In the longer term, this collaboration will enable us to train new machine learning models specialized in these languages and to develop customized algorithms that can help us and other tool builders counter this pervasive problem.
Following the creation of the new annotated datasets, Meedan is using a human-in-the-loop approach to train new algorithms — known as classifiers — for detecting technology-facilitated gender-based violence. A classifier is an algorithm that predicts a label when given a new piece of data. For instance, our classifier will predict the sentences “Lina is a great writer” or “Lina’s last article was terrible” as non-TFGBV and “Lina’s address is 123 Grape Street. Somebody go hurt her!” as TFGBV and doxing.
Classifiers can predict a label for a piece of content because they are trained using a large, representative labeled dataset. A labeled dataset contains example inputs — “somebody go hurt her” — that have the correct labels assigned by annotators. The trained model will then be able to replicate the patterns contained within the dataset.

We began our annotations using definitions of technology-facilitated gender-based violence that were derived primarily from Western academic literature, but we quickly found that these definitions did not fully capture the cultural and linguistic nuances of the issue for the diverse range of communities where our partners work. Our human-in-the-loop approach allowed us to refine and adjust the definitions we used to capture local linguistic nuances found in context-specific expressions such as slurs and dog whistles.
Our approach stands in contrast to traditional supervised learning methods in which the full dataset is first labeled, then the machine learning model is trained. Such a process would offer few opportunities for refining our annotations and outcomes.

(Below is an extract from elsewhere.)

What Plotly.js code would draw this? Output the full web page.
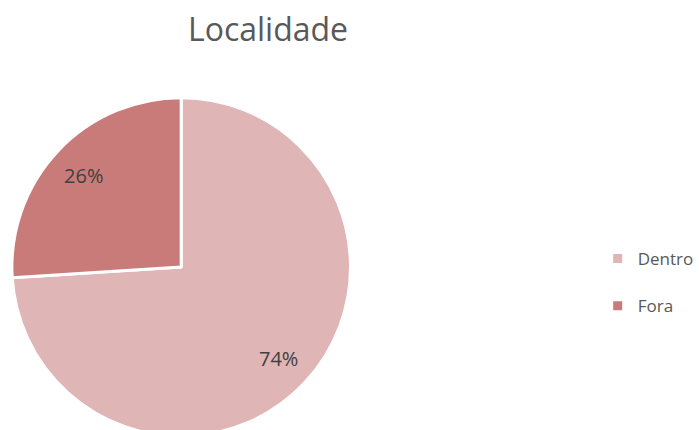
<!DOCTYPE html>
<html><head><meta charset="utf-8">
<script src="https://cdn.plot.ly/plotly-3.0.1.min.js"></script>
<style>html,body{margin:0;padding:0;overflow:hidden;background:#fff}</style>
</head><body>
<div id="chart"></div>
<script>
const labels = ["Dentro", "Fora"];
const values = [74, 26];
const colors = ["#DFB5B5", "#C97B7A"];

const dom = {x: [12/699, 353/699], y: [1 - 437.5/440, 1 - 96.5/440]};

const pieTrace = {
  type: "pie",
  labels: labels.map(l => l + "<br> "),
  values: values,
  sort: false,
  direction: "clockwise",
  rotation: 0,
  marker: {colors: colors, line: {color: "#ffffff", width: 3}},
  textinfo: "none",
  domain: dom,
  hoverinfo: "label+percent"
};

const textTrace = {
  type: "pie",
  labels: labels.map(l => l + "<br> "),
  values: values,
  sort: false,
  direction: "clockwise",
  rotation: 0,
  hole: 0.58,
  showlegend: false,
  marker: {colors: ["rgba(0,0,0,0)", "rgba(0,0,0,0)"], line: {width: 0}},
  texttemplate: "%{percent:.0%}",
  textposition: "inside",
  insidetextorientation: "horizontal",
  textfont: {family: "Open Sans, sans-serif", size: 20, color: "#404040"},
  domain: dom,
  hoverinfo: "skip"
};

const layout = {
  width: 699, height: 440,
  margin: {l: 0, r: 0, t: 0, b: 0},
  paper_bgcolor: "#ffffff",
  font: {family: "Open Sans, sans-serif", color: "#595959"},
  title: {text: "Localidade", x: 268/699, xanchor: "center", y: 1 - 30/440, yanchor: "middle",
          font: {size: 32, color: "#595959", family: "Open Sans, sans-serif"}},
  showlegend: true,
  legend: {x: 602/699, xanchor: "left", y: 1 - 241/440, yanchor: "top", valign: "top",
           font: {size: 17, color: "#595959"}, itemwidth: 30, traceorder: "normal"}
};

Plotly.newPlot("chart", [pieTrace, textTrace], layout, {displayModeBar: false, staticPlot: true});
</script>
</body></html>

Instead, we include an additional step called active learning, in which difficult examples from the current model iteration are sampled for further annotation. The output of this step feeds back into the annotation and model training effort, closing the human-in-the-loop process. By zeroing in on initially difficult-to-label instances, the model improves, making challenging examples more readily identifiable in the future.

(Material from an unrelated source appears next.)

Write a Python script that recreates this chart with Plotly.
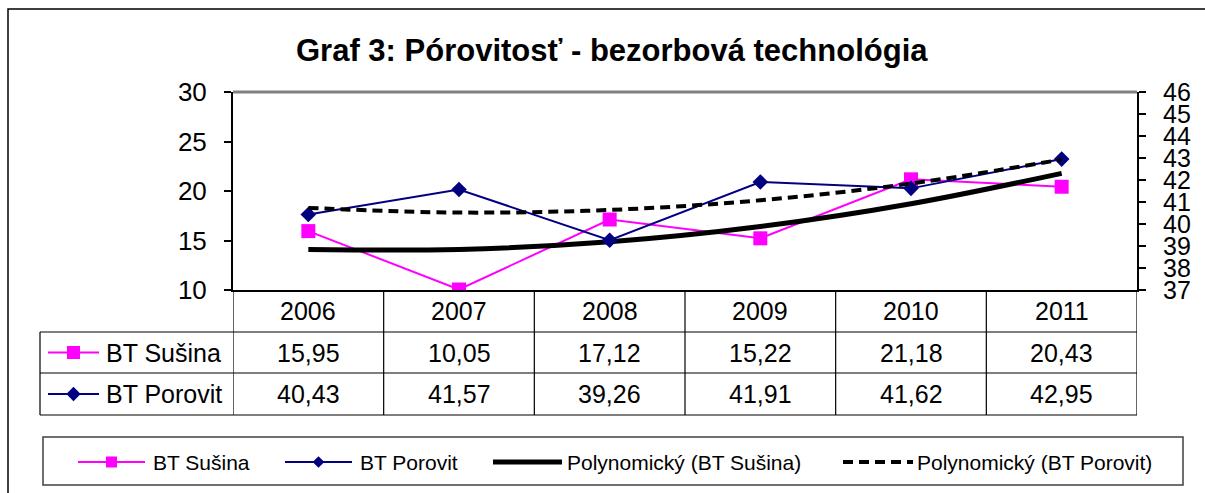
import plotly.graph_objects as go

# ---- data -------------------------------------------------------------
years = ["2006", "2007", "2008", "2009", "2010", "2011"]
susina = [15.95, 10.05, 17.12, 15.22, 21.18, 20.43]          # left axis
porovit = [40.43, 41.57, 39.26, 41.91, 41.62, 42.95]         # right axis
susina_trend = [14.08, 14.10, 14.87, 16.41, 18.71, 21.78]    # polynomial trend, left axis
porovit_trend = [40.73, 40.52, 40.64, 41.08, 41.84, 42.93]   # polynomial trend, right axis

series_names = ["BT Sušina", "BT Porovit"]
legend_names = ["BT Sušina", "BT Porovit", "Polynomický (BT Sušina)", "Polynomický (BT Porovit)"]
title_text = "Graf 3: Pórovitosť - bezorbová technológia"

# ---- layout constants (pixels) ---------------------------------------
W, H = 1205, 493
PL, PR, PT, PB = 233, 1137, 92, 290      # plot area
TABLE_L, ROW1_T, ROW2_T, TABLE_B = 40, 332, 373, 415
FONT = "Arial, Liberation Sans, sans-serif"
MAGENTA, NAVY = "#FF00FF", "#000080"

xi = list(range(1, len(years) + 1))

fig = go.Figure()

fig.add_trace(go.Scatter(
    x=xi, y=susina, name=series_names[0], mode="lines+markers",
    line=dict(color=MAGENTA, width=2),
    marker=dict(symbol="square", size=14, color=MAGENTA),
    xaxis="x", yaxis="y", showlegend=False))
fig.add_trace(go.Scatter(
    x=xi, y=porovit, name=series_names[1], mode="lines+markers",
    line=dict(color=NAVY, width=2),
    marker=dict(symbol="diamond", size=12, color=NAVY),
    xaxis="x", yaxis="y3", showlegend=False))
fig.add_trace(go.Scatter(
    x=xi, y=susina_trend, name=legend_names[2], mode="lines",
    line=dict(color="black", width=5, shape="spline"),
    xaxis="x", yaxis="y", showlegend=False))
fig.add_trace(go.Scatter(
    x=xi, y=porovit_trend, name=legend_names[3], mode="lines",
    line=dict(color="black", width=4, shape="spline", dash="10px,6px"),
    xaxis="x", yaxis="y3", showlegend=False))

# ---- keys in the data table and in the legend box (pixel overlay) ----
def key(x0, x1, y, color, width, dash=None, symbol=None, msize=0):
    fig.add_trace(go.Scatter(
        x=[x0, x1], y=[y, y], mode="lines",
        line=dict(color=color, width=width, dash=dash),
        xaxis="x2", yaxis="y2", showlegend=False, hoverinfo="skip"))
    if symbol:
        fig.add_trace(go.Scatter(
            x=[(x0 + x1) / 2], y=[y], mode="markers",
            marker=dict(symbol=symbol, size=msize, color=color),
            xaxis="x2", yaxis="y2", showlegend=False, hoverinfo="skip"))

row1_c = (ROW1_T + ROW2_T) / 2
row2_c = (ROW2_T + TABLE_B) / 2
head_c = (PB + ROW1_T) / 2
key(48, 99, row1_c, MAGENTA, 2, symbol="square", msize=13)
key(48, 99, row2_c, NAVY, 2, symbol="diamond", msize=11)

LEG_Y = 462
key(78, 145, LEG_Y, MAGENTA, 2, symbol="square", msize=11)
key(285, 352, LEG_Y, NAVY, 2, symbol="diamond", msize=9)
key(493, 562, LEG_Y, "black", 5)
key(843, 913, LEG_Y, "black", 4, dash="10px,6px")

# ---- axes -------------------------------------------------------------
xdom = [PL / W, PR / W]
ydom = [1 - PB / H, 1 - PT / H]
tickfont = dict(family=FONT, size=26, color="black")

fig.update_layout(
    width=W, height=H,
    margin=dict(l=0, r=0, t=0, b=0, autoexpand=False),
    paper_bgcolor="white", plot_bgcolor="rgba(0,0,0,0)",
    showlegend=False,
    xaxis=dict(domain=xdom, range=[0.5, len(years) + 0.5], showticklabels=False,
               showgrid=False, zeroline=False, showline=True, linecolor="black",
               linewidth=2, ticks="", anchor="y", fixedrange=True, automargin=False),
    yaxis=dict(domain=ydom, range=[10, 30], dtick=5, showgrid=False, zeroline=False,
               showline=True, linecolor="black", linewidth=2, ticks="outside",
               ticklen=7, tickwidth=1.5, tickcolor="black", tickfont=tickfont,
               ticklabelstandoff=12, anchor="x", fixedrange=True, automargin=False),
    yaxis3=dict(range=[37, 46], dtick=1, overlaying="y", side="right", anchor="x",
                showgrid=False, zeroline=False, showline=True, linecolor="black",
                linewidth=2, ticks="outside", ticklen=7, tickwidth=1.5,
                tickcolor="black", tickfont=dict(family=FONT, size=25, color="black"),
                ticklabelstandoff=12, fixedrange=True, automargin=False),
    # inner halves of the crossing tick marks
    yaxis4=dict(range=[10, 30], dtick=5, overlaying="y", side="left", anchor="x",
                showgrid=False, zeroline=False, showline=False, showticklabels=False,
                ticks="inside", ticklen=6, tickwidth=1.5, tickcolor="black",
                automargin=False),
    yaxis5=dict(range=[37, 46], dtick=1, overlaying="y", side="right", anchor="x",
                showgrid=False, zeroline=False, showline=False, showticklabels=False,
                ticks="inside", ticklen=6, tickwidth=1.5, tickcolor="black",
                automargin=False),
    # pixel overlay for table, legend box and frame
    xaxis2=dict(domain=[0, 1], range=[0, W], visible=False, anchor="y2",
                fixedrange=True, automargin=False),
    yaxis2=dict(domain=[0, 1], range=[H, 0], visible=False, anchor="x2",
                fixedrange=True, automargin=False),
)

shapes = []
# outer chart frame
shapes.append(dict(type="rect", xref="x2", yref="y2", x0=8, y0=9, x1=W + 10, y1=H + 10,
                   line=dict(color="black", width=1.5)))
# grey top border of plot area
shapes.append(dict(type="line", xref="x2", yref="y2", x0=PL, x1=PR, y0=PT, y1=PT,
                   line=dict(color="#808080", width=3)))
# data table: vertical column lines from the category axis
for k in range(len(years) + 1):
    shapes.append(dict(type="line", xref="x", yref="y2", x0=k + 0.5, x1=k + 0.5,
                       y0=PB, y1=TABLE_B, line=dict(color="black", width=1.2)))
shapes.append(dict(type="line", xref="x2", yref="y2", x0=TABLE_L, x1=TABLE_L,
                   y0=ROW1_T, y1=TABLE_B, line=dict(color="black", width=1.2)))
for yy in (ROW1_T, ROW2_T, TABLE_B):
    shapes.append(dict(type="line", xref="x2", yref="y2", x0=TABLE_L, x1=PR,
                       y0=yy, y1=yy, line=dict(color="black", width=1.2)))
# legend box
shapes.append(dict(type="rect", xref="x2", yref="y2", x0=43, y0=437, x1=1183, y1=485,
                   line=dict(color="#404040", width=1.5)))
fig.update_layout(shapes=shapes)

ann = []
ann.append(dict(text=f"<b>{title_text}</b>", xref="x2", yref="y2", x=612, y=50,
                showarrow=False, font=dict(family=FONT, size=31, color="black")))
cell_font = dict(family=FONT, size=25, color="black")


def fmt(v):
    return f"{v:.2f}".replace(".", ",")


for i, yr in enumerate(years):
    ann.append(dict(text=yr, xref="x", yref="y2", x=xi[i], y=head_c,
                    showarrow=False, font=cell_font))
    ann.append(dict(text=fmt(susina[i]), xref="x", yref="y2", x=xi[i], y=row1_c,
                    showarrow=False, font=cell_font))
    ann.append(dict(text=fmt(porovit[i]), xref="x", yref="y2", x=xi[i], y=row2_c,
                    showarrow=False, font=cell_font))
for name, yy in zip(series_names, (row1_c, row2_c)):
    ann.append(dict(text=name, xref="x2", yref="y2", x=104, y=yy, xanchor="left",
                    showarrow=False, font=cell_font))
leg_font = dict(family=FONT, size=21, color="black")
for name, xx in zip(legend_names, (151, 358, 565, 915)):
    ann.append(dict(text=name, xref="x2", yref="y2", x=xx, y=LEG_Y, xanchor="left",
                    showarrow=False, font=leg_font))
fig.update_layout(annotations=ann)

fig.write_html("out.html")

This iterative process provides some important advantages. First, it’s more efficient, helping constrain computational costs. Second, it reduces the time team members spend reviewing and annotating harmful content, a process that can be emotionally traumatic. Finally, it allows us to learn continuously while building datasets and classifiers that have a more nuanced understanding of technology-facilitated gender-based violence in a wider variety of languages.
Ultimately, the broader goal of this initiative is to help our team and other tool builders counter the pervasive problem of online gender-based violence. While Big Tech platforms like X have retreated from taking these issues seriously, plenty of smaller platforms and forums struggle with gender-based violence and are eager for solutions. By publishing anonymized versions of our datasets and sharing our findings, we hope to help promote real solutions to these problems for online communities worldwide.